The German theologian Dietrich Bonhoeffer issued a reality check to Sunday Christians with a concept he called cheap grace: “the preaching of forgiveness without requiring repentance, baptism without church discipline. Communion without confession. Cheap grace is grace without discipleship, grace without the cross, grace without Jesus Christ.”

Repentance. Discipline. Confession. Bonhoeffer had very specific ideas and procedures in mind with these words. Yet, out of their Christian context, they are still a call to authenticity—sorrow for falling short of our aspirations; a commitment to being committed. And admitting that sometimes we’re dead wrong.

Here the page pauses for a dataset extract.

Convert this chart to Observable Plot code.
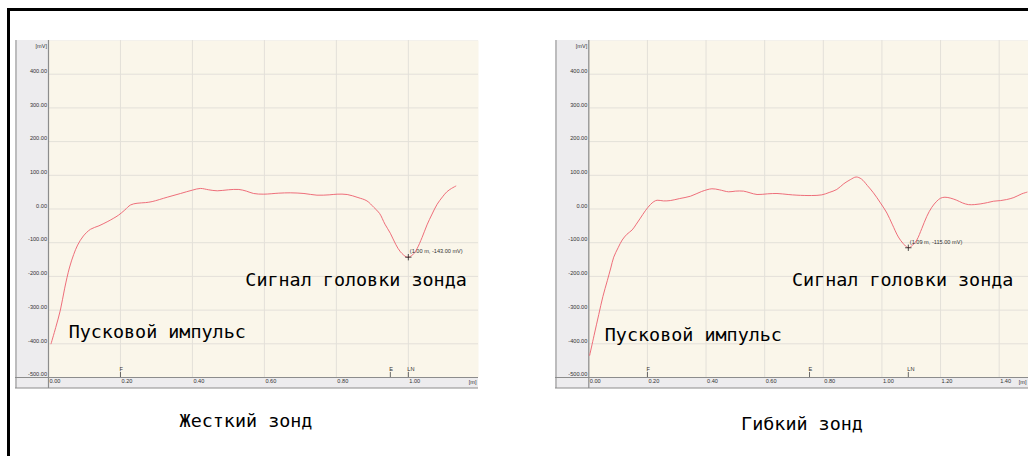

Whatever your religious or philosophical affiliation, those sound like sound things to do. The palette Bonhoeffer was painting from was his Lutheranism. And his call to authenticity, I suspect, is what led him from his safe pastoral life to join a plot to kill Adolf Hitler that ultimately cost Bonhoeffer his life.

Doing the right thing has a cost.

This is one of those unavoidable rules of reality.

In this world, grace costs. It costs those who give it and those who get it—at least the responsible ones, because we ought to pay it back, as well as we can. That’s what keeps the human project from going off the rails.

Cheap grace is unearned grace. An assumed, entitled grace without the sweat and tears required to achieve authentic meaning and purpose in this life, an authenticity and purpose that pays back.

Repentance. Discipline. Confession.

Confession: Oh, how it hurts to admit you were wrong. Discipline: A commitment to staying committed, even in the face of failure. Repentance: Enough regret at falling short of our aspirations to get off the floor and try again.

May we, wherever we are on the theism-atheism spectrum, embrace the grace that the world and its living things sends our way. And earn it by giving it away.